Los Alamos is cooking up something completely different Saturday. It is spiced with flavors from around the world and served with the noblest of intentions.

Taste of Los Alamos, an international food festival, will be held from 2-5 p.m. Saturday at Fuller Lodge. The event is a fundraiser for this year’s  local Relay for Life.

While several Los Alamos residents with nationalities outside of the U.S. are participating in the event, the program   is partnering with English as a Second Language Professor Cindy Eaton’s students at UNM-LA.  

Since April, eight of her students have heated up the stoves and sharpened knives to prepare meals from their home countries.

Sixteen nations will be represented at the festival. They include Portugal, Mexico, Venezuela, Russia, China, Korea, Japan, Belgium, Costa Rica, Poland, India, Turkey, Haiti, The Czech Republic, Slovakia and the Mediterranean region.

The students have contributed more than just food. They have created a logo to be used on flyers and aprons, which will be sold during the festival. Additionally, they have helped create a cookbook filled with recipes for the foods that will be featured in the event.

A painting by ESL student Sergio Astorga will also be raffled.

Besides food, participants will be treated to several live performances. The event will include dances by LA Scottish Dancers at 2:30 p.m. Tristan Goodwin of Albuquerque and Four Corners Pipes and Drums will play the bagpipes at 3 p.m. The East Indian Dance Group will perform at 4 p.m. Additionally, the local band Peace Meal will perform throughout the event.

Eaton’s students have recorded music from their home countries, which will be played during the festival.

The ESL students are not the only ones who will be present at the event. Several members of the local community have accepted the invitation to participate in the festival. They’ve even offered to dress in their countries’ traditional clothes and to bring items from their home countries.

“Our event will have a real international flavor,” Eaton said.

Others have also jumped on board. Eaton said they have had a wonderful response from sponsors in and out of Los Alamos. The sponsors include The Spanish Table in Santa Fe, the Best Western Hilltop House, the Pyramid Café, Origami, the Coffee Booth and CB Fox in Los Alamos.

Smith’s Food and Drug has also offered discounts on ingredients.

Eaton said the event is patterned after the Taste of Chicago, which one of her students had attended. Participants will pick up a plate and go to different tables representing different countries to sample appetizer-size cuisine.

“It’s just a taste,” Eaton said.

The whole idea of an international food festival was created from a combination of three factors, she said.  It was a result of Eaton teaching the ESL class at UNM-LA and serving as co-chair for this year’s Relay for Life along with Alan Wadlinger. She explained typically on a local level, dinner dances and silent auctions are used to raise funds for Relay for Life but she was looking for something different.

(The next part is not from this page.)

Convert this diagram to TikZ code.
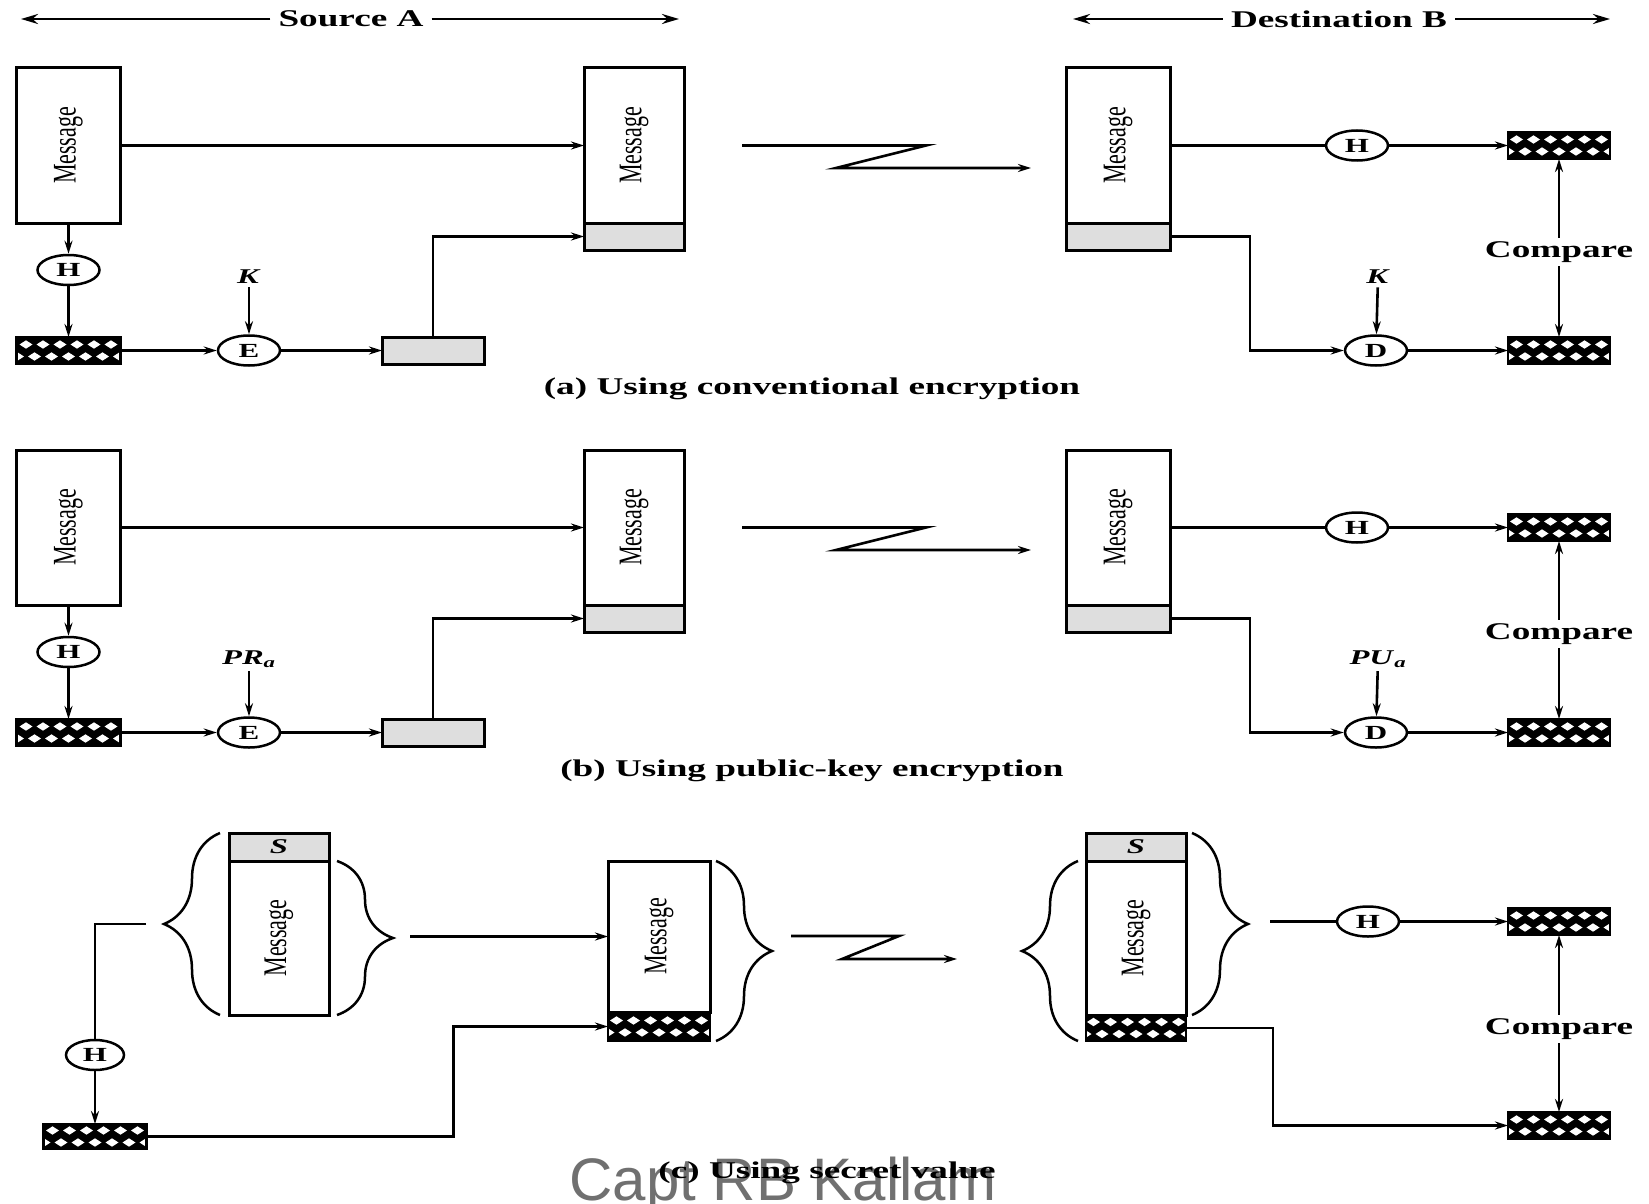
\documentclass[tikz,border=0pt]{standalone}
\usepackage{fontspec}
\setmainfont{Liberation Serif}
\setsansfont{Liberation Sans}
\usepackage{graphicx}
\usepackage{xcolor}
\definecolor{tagfill}{RGB}{222,222,222}
\definecolor{markgray}{RGB}{112,112,112}
\usepackage{tikz}
\usetikzlibrary{arrows.meta,calc,positioning,shapes.geometric,decorations.pathreplacing}

\newcommand{\widetxt}[1]{\scalebox{1.55}[1]{#1}}
\newcommand{\msgtxt}{\rotatebox{90}{\scalebox{1}[1.5]{\fontsize{22}{22}\selectfont Message}}}
\newcommand{\keyK}{\textbf{\textit{K}}}
\newcommand{\keyS}{\textbf{\textit{S}}}
\newcommand{\keyPR}{\textbf{\textit{PR}}\textsubscript{\textbf{\textit{a}}}}
\newcommand{\keyPU}{\textbf{\textit{PU}}\textsubscript{\textbf{\textit{a}}}}

\tikzset{
  msgbox/.style={draw,line width=3pt,minimum width=104pt,minimum height=155pt,inner sep=0pt,outer sep=0pt},
  tagbox/.style={draw,fill=tagfill,line width=3pt,minimum width=104pt,minimum height=27pt,inner sep=0pt,outer sep=0pt},
  hashbox/.style={draw,fill=black,line width=2.5pt,minimum width=102pt,minimum height=27pt,inner sep=0pt,outer sep=0pt,
    path picture={
      \foreach \i in {-2.5,-1.5,...,2.5}{
        \fill[white] ($(path picture bounding box.center)+(\i*17,-6)$) +(-6.5,0) -- +(0,-4.2) -- +(6.5,0) -- +(0,4.2) -- cycle;
      }
      \foreach \i in {-3,...,3}{
        \fill[white] ($(path picture bounding box.center)+(\i*17,6)$) +(-6.5,0) -- +(0,-4.2) -- +(6.5,0) -- +(0,4.2) -- cycle;
      }}},
  op/.style={ellipse,draw,line width=2.5pt,minimum width=62pt,minimum height=30pt,inner sep=0pt,font=\bfseries\fontsize{20}{20}\selectfont},
  keylbl/.style={font=\fontsize{21}{21}\selectfont},
  hdr/.style={font=\bfseries\fontsize{24}{24}\selectfont,inner sep=8pt},
  capt/.style={font=\bfseries\fontsize{24}{24}\selectfont},
  link/.style={line width=2.6pt},
  brc/.style={decorate,decoration={brace,amplitude=56pt},line width=2.5pt}
}

\begin{document}
\begin{tikzpicture}[x=1pt,y=-1pt,>={Stealth[length=13pt,width=8pt]}]
  \fill[white] (0,0) rectangle (1649,1204);
  \useasboundingbox (0,0) rectangle (1649,1204);
  % header
  \node[hdr] (srcT) at (351,19) {\widetxt{Source A}};
  \coordinate (srcL) at (21,19);
  \coordinate (srcR) at (679,19);
  \draw[-{Stealth[length=17pt,width=10pt]},link] (srcT) -- (srcL);
  \draw[-{Stealth[length=17pt,width=10pt]},link] (srcT) -- (srcR);
  \node[hdr] (dstT) at (1339,19) {\widetxt{Destination B}};
  \coordinate (dstL) at (1073,19);
  \coordinate (dstR) at (1610,19);
  \draw[-{Stealth[length=17pt,width=10pt]},link] (dstT) -- (dstL);
  \draw[-{Stealth[length=17pt,width=10pt]},link] (dstT) -- (dstR);

  % (a) and (b)
  \foreach \p/\dy/\ke/\kd/\cp in {a/0/\keyK/\keyK/{(a) Using conventional encryption},b/382/\keyPR/\keyPU/{(b) Using public-key encryption}}{
  \begin{scope}[shift={(0,\dy)}]
    \node[msgbox] (msgA\p) at (68.5,145.5) {\msgtxt};
    \node[op] (hA\p) at (68.5,270) {\widetxt{H}};
    \node[hashbox,minimum width=104pt] (hashA\p) at (68.5,350.5) {};
    \node[op] (eA\p) at (249,350.5) {\widetxt{E}};
    \node[keylbl] (kA\p) at (249,277) {\widetxt{\ke}};
    \node[tagbox,minimum width=102pt] (tagA\p) at (433,350.5) {};
    \node[msgbox,minimum width=100pt] (msgM\p) at (634,145.5) {\msgtxt};
    \node[tagbox,minimum width=100pt,below=0pt of msgM\p] (tagM\p) {};
    \node[msgbox] (msgD\p) at (1118,145.5) {\msgtxt};
    \node[tagbox,below=0pt of msgD\p] (tagD\p) {};
    \node[op] (hD\p) at (1357,145.5) {\widetxt{H}};
    \node[op] (dD\p) at (1376,350.5) {\widetxt{D}};
    \node[keylbl] (kD\p) at (1378,277) {\widetxt{\kd}};
    \node[hashbox] (hashT\p) at (1559,145.5) {};
    \node[hashbox] (hashB\p) at (1559,350.5) {};
    \node[capt] (cmp\p) at (1559,252) {\widetxt{Compare}};
    \node[capt] (cap\p) at (812,389) {\widetxt{\cp}};
    \coordinate (z1\p) at (742,145.5);
    \coordinate (z2\p) at (926,145.5);
    \coordinate (z3\p) at (836,168);
    \coordinate (z4\p) at (1031,168);
    \draw[->,link] (z1\p) -- (z2\p) -- (z3\p) -- (z4\p);
    \draw[->,link] (msgA\p) -- (hA\p);
    \draw[->,link] (hA\p) -- (hashA\p);
    \draw[->,link] (hashA\p) -- (eA\p);
    \draw[->,link] (kA\p) -- (eA\p);
    \draw[->,link] (eA\p) -- (tagA\p);
    \draw[->,link] (tagA\p.north) |- (tagM\p.west);
    \draw[->,link] (msgA\p) -- (msgM\p);
    \draw[link] (msgD\p) -- (hD\p);
    \draw[->,link] (hD\p) -- (hashT\p);
    \draw[->,link] (tagD\p.east) -- ++(80,0) |- (dD\p.west);
    \draw[->,link] (kD\p) -- (dD\p);
    \draw[->,link] (dD\p) -- (hashB\p);
    \draw[->,link] (cmp\p) -- (hashT\p);
    \draw[->,link] (cmp\p) -- (hashB\p);
  \end{scope}
  }

  % (c)
  \node[tagbox,minimum width=100pt,minimum height=28pt,font=\fontsize{21}{21}\selectfont] (sA) at (279,847) {\widetxt{\keyS}};
  \node[msgbox,minimum width=100pt,minimum height=154pt,below=0pt of sA] (msgSC) {\msgtxt};
  \node[msgbox,minimum width=102pt,minimum height=151pt] (msgMC) at (659,936.5) {\msgtxt};
  \node[hashbox,minimum height=29pt,below=0pt of msgMC] (hashMC) {};
  \node[tagbox,minimum width=100pt,minimum height=28pt,font=\fontsize{21}{21}\selectfont] (sD) at (1136,847) {\widetxt{\keyS}};
  \node[msgbox,minimum width=100pt,minimum height=154pt,below=0pt of sD] (msgDC) {\msgtxt};
  \node[hashbox,minimum width=100pt,minimum height=26pt,below=0pt of msgDC] (hashDC) {};
  \node[op,minimum width=58pt] (hC) at (95,1055) {\widetxt{H}};
  \node[hashbox,minimum width=103pt,minimum height=25pt] (hashC) at (95,1136.5) {};
  \node[op] (hDC) at (1368,921.5) {\widetxt{H}};
  \node[hashbox] (hashTC) at (1559,921.5) {};
  \node[hashbox] (hashBC) at (1559,1125.5) {};
  \node[capt] (cmpC) at (1559,1029) {\widetxt{Compare}};

  \draw[brc] (220,1015) -- (220,833);
  \draw[brc] (337,861) -- (337,1015);
  \draw[brc] (716,861) -- (716,1041);
  \draw[brc] (1078,1041) -- (1078,861);
  \draw[brc] (1192,833) -- (1192,1015);

  \coordinate (bSL) at (146,924);
  \coordinate (bSR) at (410,936.5);
  \coordinate (bDR) at (1270,921.5);
  \coordinate (z1c) at (791,936);
  \coordinate (z2c) at (899,936);
  \coordinate (z3c) at (842,959);
  \coordinate (z4c) at (957,959);
  \draw[link] (bSL) -| (hC.north);
  \draw[->,link] (hC) -- (hashC);
  \draw[->,link] (hashC.east) -- ++(307,0) |- (hashMC.west);
  \draw[->,link] (bSR) -- (msgMC.west);
  \draw[->,link] (z1c) -- (z2c) -- (z3c) -- (z4c);
  \draw[link] (bDR) -- (hDC);
  \draw[->,link] (hDC) -- (hashTC);
  \draw[->,link] (hashDC.east) -- ++(87,0) |- (hashBC.west);
  \draw[->,link] (cmpC) -- (hashTC);
  \draw[->,link] (cmpC) -- (hashBC);

  \node[font=\sffamily\fontsize{60}{60}\selectfont,text=markgray,anchor=base] (mark) at (783,1200) {Capt RB Kallam};
  \node[capt] (capC) at (827,1173) {\widetxt{(c) Using secret value}};
\end{tikzpicture}
\end{document}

The light bulb came on while taking a Leadership Los Alamos class. A peer in the class leaned over and recommended she put on an international festival.

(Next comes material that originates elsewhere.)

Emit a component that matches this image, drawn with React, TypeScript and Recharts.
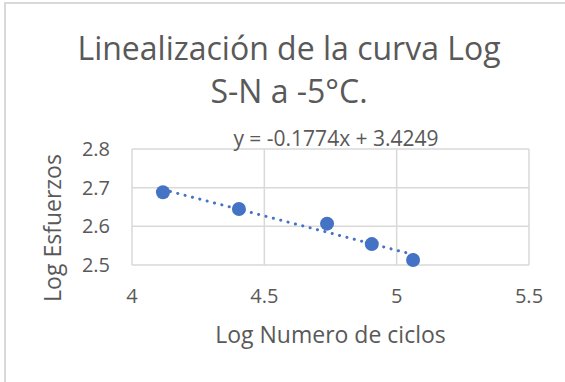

“The whole concept, the whole idea came together,” Eaton said.

She added the festival is a totally new event.  “The Taste of Los Alamos is a first event of this type for our community,” Eaton said. “We’ve never had an event of this type in Los Alamos.”

Although there is no fundraising goal the festival will strive to meet, the overall fundraising goal for the relay is $50,000. The relay starts at 6 p.m. June 26 at Ashley Pond and runs through June 27.  This is Eaton’s first time chairing the relay, however, she did co-chair last year’s Survivor’s Reception.

The benefits of this event go beyond raising funds for the Relay for Life. Eaton said it presents a win-win situation for both the ESL students and the community.

“One last benefit of this festival is the exposure this event has for our local international community,” she added. “It is difficult to come to a foreign country and try to assimilate into a strange culture.  Many speak English only as beginners. This is a wonderful event that not only benefits our local and regional communities, but the participants are able to introduce themselves and their countries to us in a most appealing and personal way.”

Even though the international community is significant in Los Alamos because of Los Alamos National Laboratory, it is not always visible, Eaton said.

The festival, however, “is such an incredible opportunity for us to learn about their country,” Eaton said.

Also, “I’m really excited to introduce them to the community. This is a win-win situation for both groups. For Los Alamos to experience the wealth of international flavor here is exciting,” she said. “For the students, it’s an opportunity to let the community meet them and understand a little more about their countries.”

Eaton added, “My students have a lot to offer this community in a lot of different ways.”

Tickets for the event cost $15 for adults and $5 for children age 6-11. For those who are 5 years old or younger, admission will be free.